There's still sensitivity analysis to do with this, but it's actually a surprisingly accurate way to forecast an election if one has sufficient state-level polling data in the competitive states. (It predicted Wisconsin, Pennsylvania, and Michigan would all go for Trump in 2016, for example, a week before the election.)
Code
I've written some code implementing a Kalman filter from polling data for US presidential elections. It's rough around the edges, but it does what one would expect and hope.
Concluding Remarks
The topic of "state space models" is huge and vast, and this is by no means exhaustive. We've just looked at one particular filter. Even for the Kalman filter, we could add more bells and whistles: we could factor in how the public opinions changes when polling data is released (because polls are not always published the day after they finish), factor in methodology (phone interview vs internet polls, likely voters vs registered voters vs adults), house effects, etc.
We could also revisit assumptions made, like treating polls as one-day events, to try to model the situation better.
We could leave the covariance matrices as unknowns to be estimated, which greatly complicates things, but ostensibly could be done with MCMC methods.

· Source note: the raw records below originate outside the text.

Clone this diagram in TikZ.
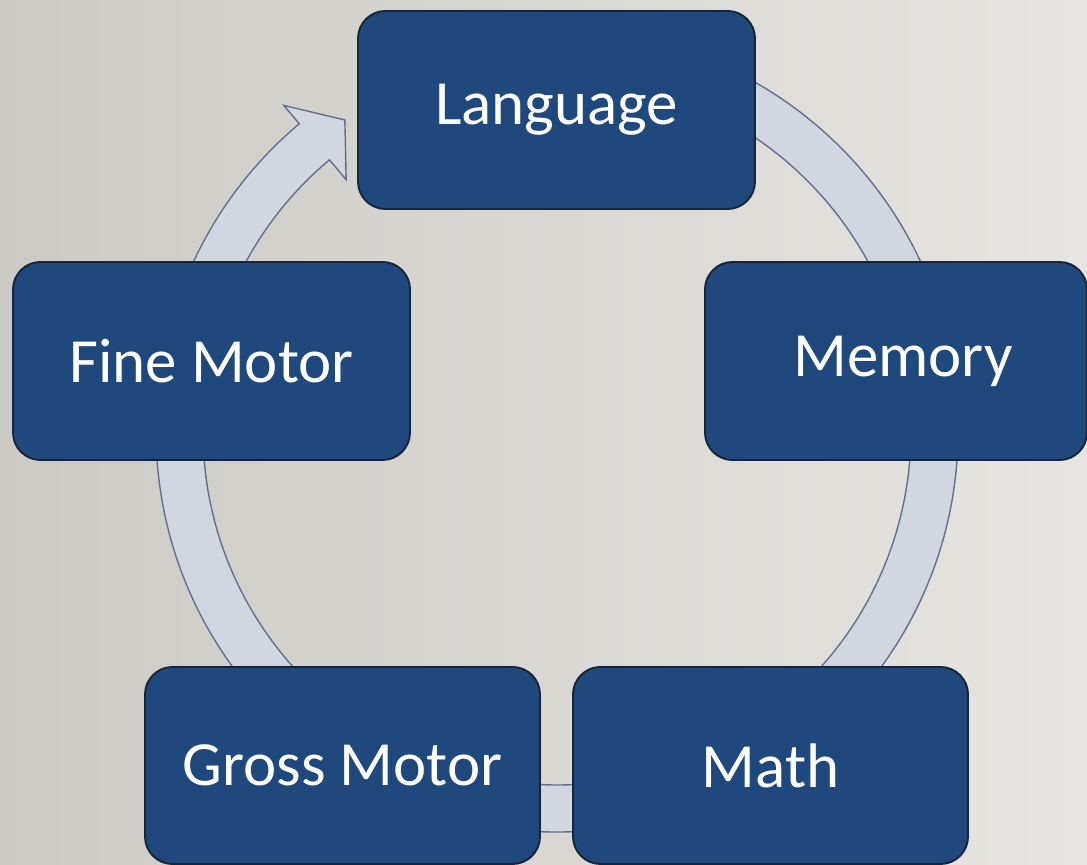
\documentclass[tikz,border=0pt]{standalone}
\usepackage{fontspec}
\setmainfont{Carlito}
\usepackage{tikz}
\usetikzlibrary{positioning}
\definecolor{boxblue}{RGB}{31,73,125}
\definecolor{boxedge}{RGB}{24,36,56}
\definecolor{ringfill}{RGB}{210,214,224}
\definecolor{ringedge}{RGB}{100,112,138}
\tikzset{
  stage/.style={
    rectangle, rounded corners=0.55cm, minimum width=7.94cm, minimum height=3.96cm,
    text centered, draw=boxedge, line width=1.1pt, fill=boxblue, text=white,
    font=\fontsize{35.8}{43}\selectfont
  },
  ring/.style={
    fill=ringfill, draw=ringedge, line width=0.8pt, line join=miter
  }
}

\begin{document}
\begin{tikzpicture}

% Background
\useasboundingbox (0,0) rectangle (21.74,17.3);
\fill[left color={rgb,255:red,204;green,202;blue,197}, right color={rgb,255:red,230;green,229;blue,225}] (0,0) rectangle (21.74,17.3);

% Cycle ring
\coordinate (ctr) at (11.14,8.68);
\draw[ring, shift={(ctr)}] (95:8.02) arc[start angle=95, end angle=-230, radius=8.02]
  -- (-230:8.5) -- (-235.7:7.53) -- (-230:6.56) -- (-230:7.08)
  arc[start angle=-230, end angle=95, radius=7.08] -- cycle;

% Stages
\node[stage] (lang) at (11.13,15.10) {Language};
\node[stage, minimum width=7.64cm] (mem) at (17.92,10.08) {\hspace*{0.28cm}Memory};
\node[stage, minimum width=7.9cm, minimum height=3.94cm] (math) at (15.41,1.99) {Math};
\node[stage, minimum width=7.9cm, minimum height=3.94cm] (gross) at (6.85,1.99) {Gross Motor};
\node[stage] (fine) at (4.23,10.08) {Fine Motor};

\end{tikzpicture}
\end{document}
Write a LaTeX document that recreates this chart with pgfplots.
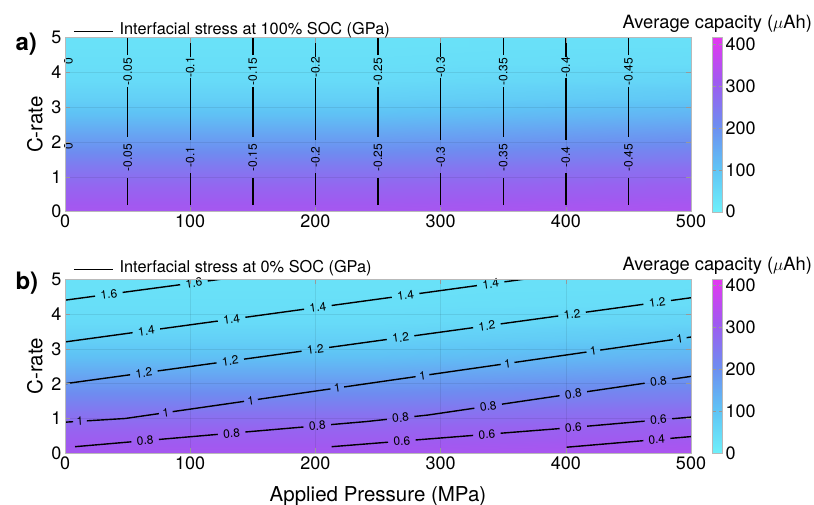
\documentclass[border=0pt]{standalone}
\usepackage{pgfplots}
\usepackage{pgfplotstable}
\pgfplotsset{compat=1.18}
\usepackage{fontspec}
\setmainfont{TeX Gyre Heros}

\newcommand{\bigf}{\fontsize{20.5}{22}\selectfont}
\newcommand{\tickf}{\fontsize{18}{20}\selectfont}
\newcommand{\lab}{\fontsize{12}{14}\selectfont}

% capacity vs C-rate, same for every pressure
\pgfplotstableread{
p r c
0 0 330
500 0 330
0 0.5 312
500 0.5 312
0 1 287
500 1 287
0 1.5 250
500 1.5 250
0 2 205
500 2 205
0 2.5 158
500 2.5 158
0 3 112
500 3 112
0 3.5 75
500 3.5 75
0 4 50
500 4 50
0 4.5 40
500 4.5 40
0 5 35
500 5 35
}\bgdata

\pgfplotsset{
  panel/.style={
    scale only axis, width=626pt, height=174pt,
    xmin=0, xmax=500, ymin=0, ymax=5,
    clip mode=individual,
    xtick={0,100,...,500}, ytick={0,1,...,5},
    tick align=inside, major tick length=5pt,
    every tick/.style={gray!80, line width=0.5pt},
    axis line style={gray!55, line width=0.7pt},
    grid=major, major grid style={black, opacity=0.08, line width=0.5pt},
    axis on top,
    tick label style={font=\tickf},
    label style={font=\bigf},
    /pgf/number format/assume math mode=true,
    colormap={capmap}{rgb255=(110,240,250) rgb255=(95,195,245) rgb255=(110,140,240) rgb255=(160,90,240) rgb255=(228,55,240)},
    point meta min=0, point meta max=415,
    colorbar,
    colorbar style={
      at={(parent axis.north east)}, anchor=north west, xshift=13pt,
      scale only axis, width=9.5pt, height=174pt,
      ytick={0,100,...,400},
      yticklabel style={font=\tickf},
      axis line style={gray!55},
      major tick length=3pt, tick align=inside,
      every tick/.style={gray!80},
      /pgf/number format/assume math mode=true,
      title={Average capacity ($\mu$Ah)},
      title style={at={(0.5,1)}, anchor=base, yshift=3pt, font=\fontsize{18.3}{20}\selectfont},
    },
    legend style={draw=none, fill=none, at={(axis description cs:0,1)},
      anchor=south west, xshift=5pt, font=\fontsize{16.3}{18}\selectfont},
    legend cell align=left,
    legend image code/.code={\draw[#1] (0pt,-2pt) -- (39pt,-2pt); \path (43pt,0pt);},
    ylabel={C-rate},
    ylabel style={at={(axis description cs:-0.048,0.5)}, anchor=center},
  },
  cline/.style={black, line width=1.4pt, unbounded coords=jump},
}

\begin{document}
\begin{tikzpicture}
\path[use as bounding box] (-65pt,211.7pt) rectangle (749pt,-293.3pt);

% ---------------- a) ----------------
\begin{axis}[panel, legend style={yshift=-3pt}]
\addplot[matrix plot*, shader=interp, mesh/cols=2, point meta=explicit, forget plot]
  table[x=p, y=r, meta=c] {\bgdata};
\addplot[cline] table {
x y
0.6 0.19
0.6 1.77
nan nan
0.6 2.01
0.6 4.21
nan nan
0.6 4.45
0.6 5
nan nan
50 0.19
50 0.96
nan nan
50 2.15
50 3.57
nan nan
50 4.5
50 5
nan nan
100 0.19
100 1.10
nan nan
100 2.06
100 3.83
nan nan
100 4.45
100 5
nan nan
150 0.19
150 0.96
nan nan
150 2.15
150 3.57
nan nan
150 4.5
150 5
nan nan
200 0.19
200 1.10
nan nan
200 2.06
200 3.83
nan nan
200 4.45
200 5
nan nan
250 0.19
250 0.96
nan nan
250 2.15
250 3.57
nan nan
250 4.5
250 5
nan nan
300 0.19
300 1.10
nan nan
300 2.06
300 3.83
nan nan
300 4.45
300 5
nan nan
350 0.19
350 0.96
nan nan
350 2.15
350 3.57
nan nan
350 4.5
350 5
nan nan
400 0.19
400 1.10
nan nan
400 2.06
400 3.83
nan nan
400 4.45
400 5
nan nan
450 0.19
450 0.96
nan nan
450 2.15
450 3.57
nan nan
450 4.5
450 5
};
\addlegendentry{Interfacial stress at 100\% SOC (GPa)}
\addplot[only marks, mark=none, forget plot, nodes near coords, point meta=explicit symbolic,
  every node near coord/.style={rotate=90, anchor=center, inner sep=0pt, font=\lab, black}]
  table[meta=t] {
x y t
2.8 1.89 0
2.8 4.33 0
50 1.56 -0.05
50 4.03 -0.05
100 1.58 -0.1
100 4.14 -0.1
150 1.56 -0.15
150 4.03 -0.15
200 1.58 -0.2
200 4.14 -0.2
250 1.56 -0.25
250 4.03 -0.25
300 1.58 -0.3
300 4.14 -0.3
350 1.56 -0.35
350 4.03 -0.35
400 1.58 -0.4
400 4.14 -0.4
450 1.56 -0.45
450 4.03 -0.45
};
\node[anchor=base west, font=\fontsize{24}{26}\selectfont\bfseries] at (rel axis cs:-0.0847,0.928) {a)};
\end{axis}

% ---------------- b) ----------------
\begin{axis}[panel, at={(0,-241.6pt)}, legend style={yshift=1pt},
  xlabel={Applied Pressure (MPa)},
  xlabel style={at={(axis description cs:0.5,0)}, anchor=base, yshift=-47.7pt}]
\addplot[matrix plot*, shader=interp, mesh/cols=2, point meta=explicit, forget plot]
  table[x=p, y=r, meta=c] {\bgdata};
\addplot[cline] table {
x y
0 4.40
24 4.516
nan nan
46 4.623
92 4.845
nan nan
114 4.952
124 5.0
nan nan
0 3.20
54 3.466
nan nan
76 3.574
122 3.800
nan nan
144 3.908
191 4.140
nan nan
213 4.248
261 4.484
nan nan
283 4.592
329 4.819
nan nan
351 4.927
366 5.0
nan nan
0 2.00
52 2.257
nan nan
74 2.366
121 2.598
nan nan
143 2.706
189 2.934
nan nan
211 3.042
257 3.270
nan nan
279 3.378
326 3.610
nan nan
348 3.719
394 3.946
nan nan
416 4.055
462 4.282
nan nan
484 4.391
500 4.470
nan nan
0 0.894
6.5 0.908
nan nan
17.5 0.933
48 1.0
75 1.140
nan nan
86 1.197
143 1.492
nan nan
154 1.549
212 1.850
nan nan
223 1.907
280 2.202
nan nan
291 2.259
348 2.554
nan nan
359 2.611
416.5 2.909
nan nan
427.5 2.966
485.5 3.266
nan nan
496.5 3.323
500 3.341
nan nan
8 0.19
53 0.330
nan nan
75 0.398
122 0.544
nan nan
144 0.612
190.5 0.756
nan nan
212.5 0.825
240 0.91
257 0.975
nan nan
279 1.058
290 1.10
327 1.296
nan nan
349 1.412
395 1.655
nan nan
417 1.771
463 2.014
nan nan
485 2.131
500 2.21
nan nan
213 0.19
258 0.319
nan nan
280 0.383
326 0.514
nan nan
348 0.577
395 0.71
nan nan
417 0.779
463 0.924
nan nan
485 0.993
500 1.04
nan nan
400.7 0.175
462 0.363
nan nan
483.5 0.429
500 0.48
};
\addlegendentry{Interfacial stress at 0\% SOC (GPa)}
\addplot[only marks, mark=none, forget plot, nodes near coords, point meta=explicit symbolic,
  visualization depends on={value \thisrow{a}\as\ang},
  every node near coord/.style={rotate=\ang, anchor=center, inner sep=0pt, font=\lab, black}]
  table[meta=t] {
x y t a
35 4.569 1.6 7.6
103 4.899 1.6 7.6
65 3.520 1.4 7.8
133 3.854 1.4 7.8
202 4.194 1.4 7.8
272 4.538 1.4 7.8
340 4.873 1.4 7.8
63 2.311 1.2 7.8
132 2.652 1.2 7.8
200 2.988 1.2 7.8
268 3.324 1.2 7.8
337 3.665 1.2 7.8
405 4.001 1.2 7.8
473 4.337 1.2 7.8
12 0.921 1 3.5
80.5 1.168 1 8.2
148.5 1.521 1 8.2
217.5 1.878 1 8.2
285.5 2.230 1 8.2
353.5 2.583 1 8.2
422 2.937 1 8.2
491 3.295 1 8.2
64 0.364 0.8 4.9
133 0.578 0.8 4.9
201.5 0.790 0.8 4.9
268 1.016 0.8 6
338 1.354 0.8 8.3
406 1.713 0.8 8.3
474 2.072 0.8 8.3
269 0.350 0.6 4.7
337 0.545 0.6 4.7
406 0.745 0.6 5
474 0.959 0.6 5
472.6 0.396 0.4 4.9
};
\node[anchor=base west, font=\fontsize{24}{26}\selectfont\bfseries] at (rel axis cs:-0.0847,0.942) {b)};
\end{axis}
\end{tikzpicture}
\end{document}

If we wanted to continue working in this domain, using state space models, then MCMC methods prove fruitful for Bayesian approaches.
References
- Eric Benhamou, "Kalman filter demystified: from intuition to probabilistic graphical model to real case in financial markets". arXiv:1811.11618
- Joao Tovar Jalles, "Structural Time Series Models and the Kalman Filter: a concise review". Manuscript dated 2009, Eprint
- Simon Jackman, "Pooling the polls over an election campaign". Eprint
- Marko Laine, "Introduction to Dynamic Linear Models for Time Series Analysis". arXiv:1903.11309, 18 pages.
- Renato Zanetti and Kyle J. DeMars, "Joseph Formulation of Unscented and Quadrature Filters with Application to Consider States". Eprint, for further discussion on variations of Kalman gain, etc.